Basically, I want retirement in the mix. So what’s stopping me? I could do all these things! In fact, I have made some changes already—taking time for the gym, for instance. But overall, I fear I'm getting stuck. Caught in a rut. Running the hamster wheel. Trapped by my own inertia. I’m discovering that it’s hard to break the habit of living at my desk. More to the point, it’s hard to imagine how to do that. And that  sense of "stuck" feels boring, risky.

Wait (I said to myself)! I’ve done this lots of times before. Each time we moved, I found myself recreating a life that fit my need for change and variety. We’ve been in Colorado for several years now. Why would I be surprised that it’s time to rearrange my life? As the kids would say, Duh! Hello!

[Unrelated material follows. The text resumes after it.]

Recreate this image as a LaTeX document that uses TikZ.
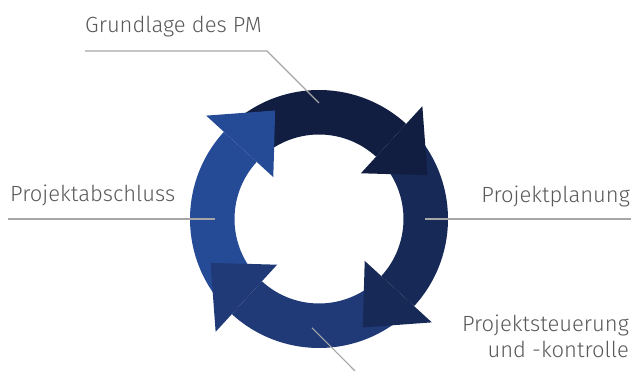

So, it’s time for me to stir up some change, rattle my own cage, try out things that take me away from instead of back to what’s familiar. I need to stop letting my days manage themselves, stop just yielding to what comes automatically. I need to actually think about what I’d like to do. Daily. I need to make novelty a top priority. So, I have my task. For someone who craves change, this is just another round of the never-ending game.

Oops. Now that I’ve said it here, in public, I guess I’ll have to do it.

Yikes.

Yea!

2 comments:

  1. So, what's first on the list of change for Thursday?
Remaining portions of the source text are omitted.